One can't always rule out an amateur builder working to their own outdated technical knowledge. But they clearly know enough to get a radio working, and it's not much more leap to bring the tech up to date.

a) Suspend all other expectations, and deal with what is in front of you.
O1A tubes come in several shapes, from globe to ST. I have seen one (1) "G" type as well, so anything is possible. There are also several other candidates that would do, including an OO, 30 and 112 amongst others. Some would require a different filament voltage. But, the O1A is/was the go-to as they were very common, and much cheaper than the alternatives.


useful to know.

b) Variable capacitors are/were expensive relative to fixed caps. So, your home-brew hobbyist likely picked a fixed cap at some value between that specified for a variable cap.


The one fixed cap on the ae input is in series with a variable cap! I suspect the variable was added later. The other controls are nice & symmetrical then then ae input VC is stuck round the side.


c) Fixed caps are/were expensive relative to nothing - so your home-brew hobbyist 'went without'. He/She (a great many of the earliest hobbyist were girls/women - why? Most of the parts were made by women). He/She was probably listening to a nearby "torch" station with little or no competition, so targeting to a specific frequency would be typical.


My homemade '24 set has lots of caps. But this one is, as you rightly conclude, a total cheapie job. The cabinet is nice but open the lid & it's clearly ill fitted pieces untidily glued together. The rest is similar.

Caps however were almost free. Take some paper & a little foil, tie with cotton & wax it and minutes later you have a cap. Any electronics book of the day explains this. A different history piece I have includes an HV cap made with plywood as the dielectric. I've never seen any graphs on how they perform I guess it's still cellulose.


d) At the time, coils were either wound by the hobbyist or purchased to a specific range. If no plug exists, then your hobbyist was uninterested in, or could not afford that option.

e) At the time, there was no 'set standard' for radio parts, connections, hardware nor much of anything else. The typical hobbyist, working on-the-cheap as this one clearly was, would use what was lying around. Which might explain some oddball stuff.
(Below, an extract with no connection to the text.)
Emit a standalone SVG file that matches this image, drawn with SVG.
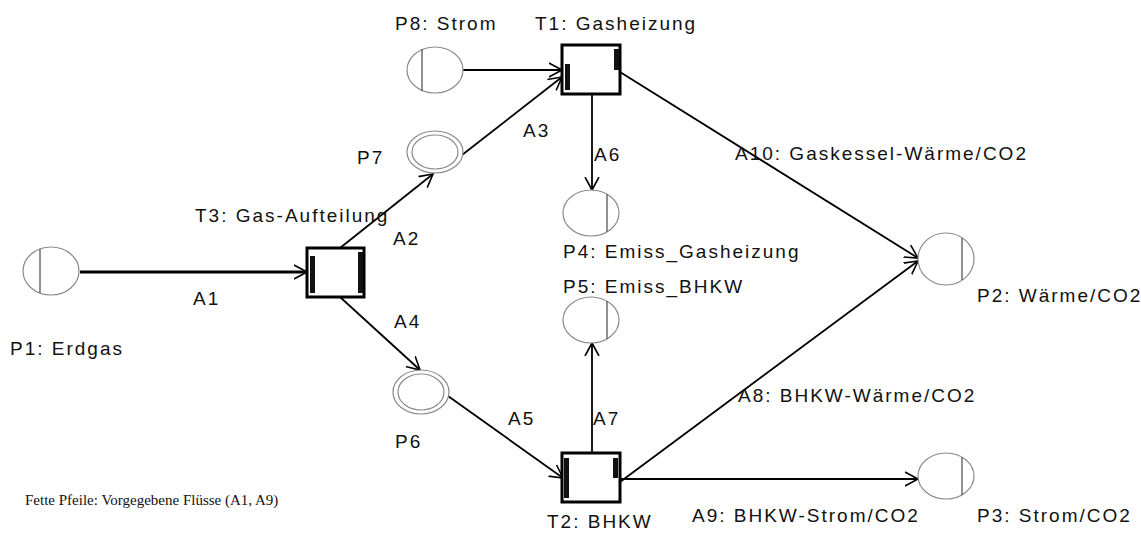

It has 3 knobs, all clearly of the era but all different. I don't know for sure it was that way originally but it would not surprise me.

f) Note that the standard for *cheap* wire at the time was rubber/gutta-percha insulation. Which would crumble to dust in short order. So, PVC is no surprise.


I thought bare wire was the usual thing to wire up radio internals then.


There were kit radios of the day that used simple tinned wire. I have
one, a Mercury Super Ten kit (10 'peanut' tubes - superhet) around here
somewhere, but I don't think they are that uncommon.